Another way to obtain low-maintenance, continuous protection is to choose an incubator whose inside surfaces are 100% copper, which has anti-microbial properties. This can protect against contaminants introduced by a user or perhaps by the bottoms of culture plates. “The natural antimicrobial properties of copper have been known for quite some time,” says Wernerspach. “However, as a result of a number of recent high-profile research studies demonstrating the powerful capability of 100% pure copper to eradicate high levels of MRSA and numerous other bacterial strains quickly, incubators with full solid-copper interiors are in very high demand today.”
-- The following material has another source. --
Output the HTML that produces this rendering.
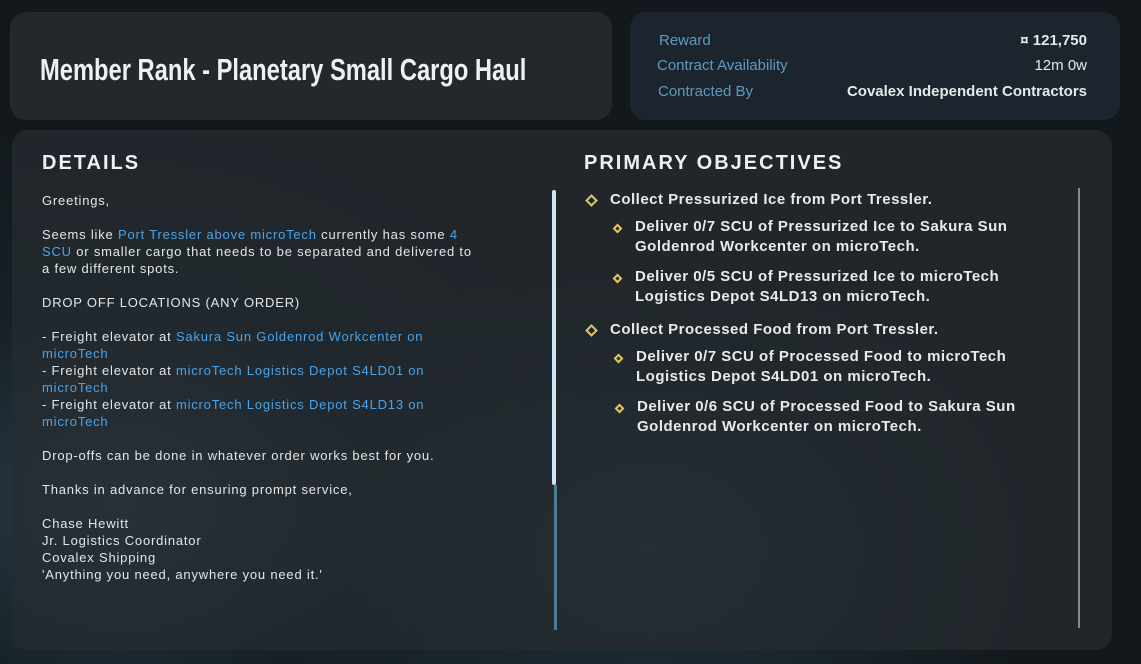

SANYO’s multi-level approach to contamination conundrums also emphasize prevention. “SANYO’s InCu saFe® copper-enriched stainless steel interior continuously inhibits growth of moulds, fungi, mycoplasma, and bacteria, and the optional patented SafeCell™ UV system eliminates airborne and water contaminants without harming cell cultures,” says Freeland. SANYO also incorporates a low-temperature H2O2 sterilization technology. “When total chamber decontamination with verification is required, SANYO’s new rapid hydrogen peroxide decontamination option limits down time to less than 3 hours, making it suitable for use in all laboratories, and especially those operating to GMP/GLP.”
According to Wernerspach, cell culture samples are becoming increasingly valuable (for applications such as in vitro fertilization, stem cell research and cell-based vaccine production), and therefore we should take more precautions to protect them. “Contamination prevention technology should be considered essential, providing a safety net for culturing activities and protecting against the potential loss of valuable work,” he says. “Much in the way you would routinely protect your computer files with antivirus software, so too should contamination-control features that protect you every time you open the incubator door be viewed as a necessity.”
The image at the top of this article shows the Galaxy 48 R and 14 S incubators from New Brunswick.